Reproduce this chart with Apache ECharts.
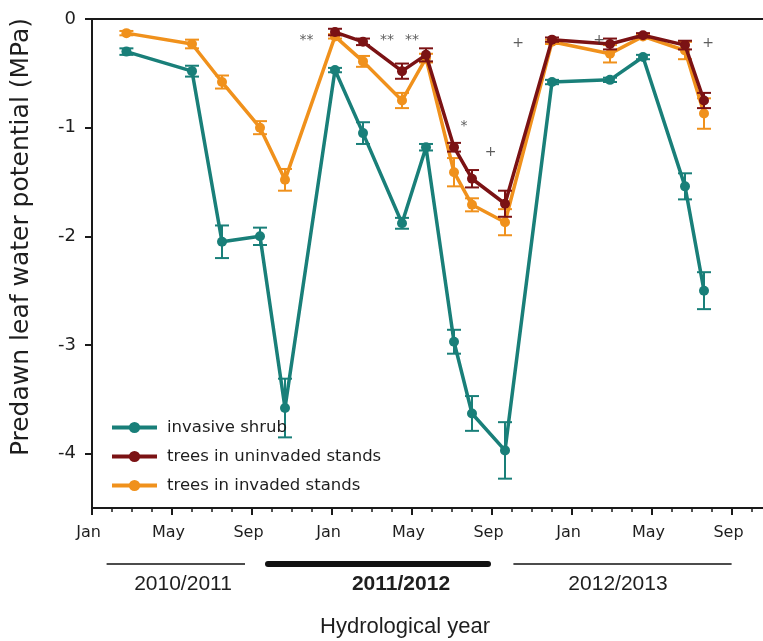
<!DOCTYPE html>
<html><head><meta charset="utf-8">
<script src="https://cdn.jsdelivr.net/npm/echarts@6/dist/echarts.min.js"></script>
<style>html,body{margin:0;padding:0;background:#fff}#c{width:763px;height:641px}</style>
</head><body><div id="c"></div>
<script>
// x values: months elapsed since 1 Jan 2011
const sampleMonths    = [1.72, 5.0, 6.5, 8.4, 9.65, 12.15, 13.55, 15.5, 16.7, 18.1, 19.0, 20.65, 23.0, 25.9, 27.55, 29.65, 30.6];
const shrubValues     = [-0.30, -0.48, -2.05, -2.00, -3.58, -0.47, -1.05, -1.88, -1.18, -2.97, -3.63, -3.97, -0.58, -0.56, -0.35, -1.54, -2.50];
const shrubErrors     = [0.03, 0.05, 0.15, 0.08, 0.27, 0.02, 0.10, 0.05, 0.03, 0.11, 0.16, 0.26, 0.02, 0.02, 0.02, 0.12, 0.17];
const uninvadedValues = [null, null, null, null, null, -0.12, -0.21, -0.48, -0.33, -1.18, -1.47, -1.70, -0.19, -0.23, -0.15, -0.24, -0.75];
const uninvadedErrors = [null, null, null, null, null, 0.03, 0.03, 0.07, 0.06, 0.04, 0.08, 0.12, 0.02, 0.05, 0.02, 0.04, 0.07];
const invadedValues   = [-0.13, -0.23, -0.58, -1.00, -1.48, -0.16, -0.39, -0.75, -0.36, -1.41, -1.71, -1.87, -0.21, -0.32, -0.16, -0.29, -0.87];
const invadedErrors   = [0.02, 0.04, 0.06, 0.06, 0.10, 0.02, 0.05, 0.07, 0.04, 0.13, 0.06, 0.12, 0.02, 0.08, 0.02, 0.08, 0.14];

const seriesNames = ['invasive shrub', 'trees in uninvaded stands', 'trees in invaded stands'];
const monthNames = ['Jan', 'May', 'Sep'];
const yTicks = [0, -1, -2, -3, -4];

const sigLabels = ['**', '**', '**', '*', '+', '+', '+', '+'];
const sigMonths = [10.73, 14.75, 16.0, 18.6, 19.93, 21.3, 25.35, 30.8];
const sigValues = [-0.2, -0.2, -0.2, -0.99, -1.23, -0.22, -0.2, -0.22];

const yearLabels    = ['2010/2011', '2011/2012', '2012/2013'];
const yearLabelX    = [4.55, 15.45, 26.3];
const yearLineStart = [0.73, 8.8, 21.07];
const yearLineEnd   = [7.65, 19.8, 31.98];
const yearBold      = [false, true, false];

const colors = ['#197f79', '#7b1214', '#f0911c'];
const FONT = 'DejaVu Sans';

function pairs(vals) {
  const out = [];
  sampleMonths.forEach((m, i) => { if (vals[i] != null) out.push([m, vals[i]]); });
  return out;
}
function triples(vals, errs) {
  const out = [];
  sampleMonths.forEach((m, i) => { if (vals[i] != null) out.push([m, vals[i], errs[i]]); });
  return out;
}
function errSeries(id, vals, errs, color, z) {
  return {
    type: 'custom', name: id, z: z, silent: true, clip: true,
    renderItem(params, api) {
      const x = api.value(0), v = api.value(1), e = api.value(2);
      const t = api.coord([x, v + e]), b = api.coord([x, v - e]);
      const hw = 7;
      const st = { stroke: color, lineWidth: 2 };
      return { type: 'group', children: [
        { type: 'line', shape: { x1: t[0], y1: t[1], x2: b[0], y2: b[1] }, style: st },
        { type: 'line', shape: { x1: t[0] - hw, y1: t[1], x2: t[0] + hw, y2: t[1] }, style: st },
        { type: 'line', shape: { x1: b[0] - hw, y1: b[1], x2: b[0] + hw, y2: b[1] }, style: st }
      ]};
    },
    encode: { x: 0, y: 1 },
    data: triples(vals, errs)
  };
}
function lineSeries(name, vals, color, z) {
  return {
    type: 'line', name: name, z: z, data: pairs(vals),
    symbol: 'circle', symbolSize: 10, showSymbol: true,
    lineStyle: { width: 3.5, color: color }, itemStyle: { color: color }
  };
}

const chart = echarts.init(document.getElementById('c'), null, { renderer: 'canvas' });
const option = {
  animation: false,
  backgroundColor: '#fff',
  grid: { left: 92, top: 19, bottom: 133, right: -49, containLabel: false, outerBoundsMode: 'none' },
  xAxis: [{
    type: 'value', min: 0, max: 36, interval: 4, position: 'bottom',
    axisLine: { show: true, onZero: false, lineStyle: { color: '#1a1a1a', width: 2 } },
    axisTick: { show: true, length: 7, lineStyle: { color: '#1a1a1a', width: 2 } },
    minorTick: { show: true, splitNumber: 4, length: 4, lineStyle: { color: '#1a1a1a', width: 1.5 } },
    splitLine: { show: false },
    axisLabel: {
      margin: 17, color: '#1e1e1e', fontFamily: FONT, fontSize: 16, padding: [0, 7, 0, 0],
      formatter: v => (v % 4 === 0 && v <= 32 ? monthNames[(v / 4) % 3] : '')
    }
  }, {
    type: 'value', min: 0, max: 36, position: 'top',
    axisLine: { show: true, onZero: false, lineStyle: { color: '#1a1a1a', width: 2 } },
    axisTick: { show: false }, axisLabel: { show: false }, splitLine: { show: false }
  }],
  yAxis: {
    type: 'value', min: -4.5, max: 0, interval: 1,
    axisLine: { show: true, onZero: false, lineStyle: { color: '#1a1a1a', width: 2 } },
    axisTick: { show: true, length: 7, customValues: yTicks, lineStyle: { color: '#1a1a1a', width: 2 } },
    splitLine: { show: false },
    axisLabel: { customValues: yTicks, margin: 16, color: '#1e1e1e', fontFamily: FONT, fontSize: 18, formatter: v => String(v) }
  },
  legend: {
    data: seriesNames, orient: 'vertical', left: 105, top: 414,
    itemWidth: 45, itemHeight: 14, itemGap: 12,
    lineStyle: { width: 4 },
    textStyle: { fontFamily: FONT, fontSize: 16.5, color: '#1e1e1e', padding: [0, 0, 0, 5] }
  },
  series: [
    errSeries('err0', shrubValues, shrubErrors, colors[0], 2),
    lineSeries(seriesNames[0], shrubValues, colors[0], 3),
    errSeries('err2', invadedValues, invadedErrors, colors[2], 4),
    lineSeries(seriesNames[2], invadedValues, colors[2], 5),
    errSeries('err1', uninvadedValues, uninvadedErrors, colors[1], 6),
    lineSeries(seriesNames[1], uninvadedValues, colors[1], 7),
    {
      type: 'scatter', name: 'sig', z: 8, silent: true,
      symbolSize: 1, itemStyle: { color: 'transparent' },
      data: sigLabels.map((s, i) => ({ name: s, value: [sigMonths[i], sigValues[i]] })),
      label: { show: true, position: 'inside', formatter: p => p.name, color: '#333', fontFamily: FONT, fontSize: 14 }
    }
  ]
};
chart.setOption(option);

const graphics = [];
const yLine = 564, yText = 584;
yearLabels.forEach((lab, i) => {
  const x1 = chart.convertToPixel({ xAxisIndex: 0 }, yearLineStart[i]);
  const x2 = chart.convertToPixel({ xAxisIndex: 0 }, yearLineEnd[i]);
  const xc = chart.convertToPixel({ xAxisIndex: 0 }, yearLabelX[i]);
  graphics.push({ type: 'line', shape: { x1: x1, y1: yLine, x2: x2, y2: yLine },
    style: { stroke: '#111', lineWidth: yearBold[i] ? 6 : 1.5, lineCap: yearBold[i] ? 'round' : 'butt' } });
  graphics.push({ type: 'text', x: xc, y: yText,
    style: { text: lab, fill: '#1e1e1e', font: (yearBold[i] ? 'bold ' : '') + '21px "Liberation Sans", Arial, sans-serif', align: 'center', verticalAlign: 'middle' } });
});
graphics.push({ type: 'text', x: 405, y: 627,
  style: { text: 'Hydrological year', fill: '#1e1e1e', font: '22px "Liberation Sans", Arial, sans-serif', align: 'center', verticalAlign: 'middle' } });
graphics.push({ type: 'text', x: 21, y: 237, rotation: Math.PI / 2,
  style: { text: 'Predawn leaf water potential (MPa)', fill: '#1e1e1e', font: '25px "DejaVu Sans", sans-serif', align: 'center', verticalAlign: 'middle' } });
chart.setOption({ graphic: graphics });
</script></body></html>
• • • • • • •
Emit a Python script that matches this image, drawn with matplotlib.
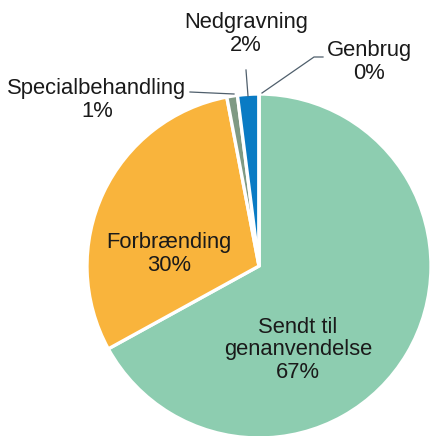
• • • • • • •
Pull out all lines containing the word "script" from the entries above.

* [Exercise response]:
<script src="https://cdn.jsdelivr.net/npm/echarts@6/dist/echarts.min.js"></script>
<script>
</script></body></html>
Emit a Python script that matches this image, drawn with matplotlib.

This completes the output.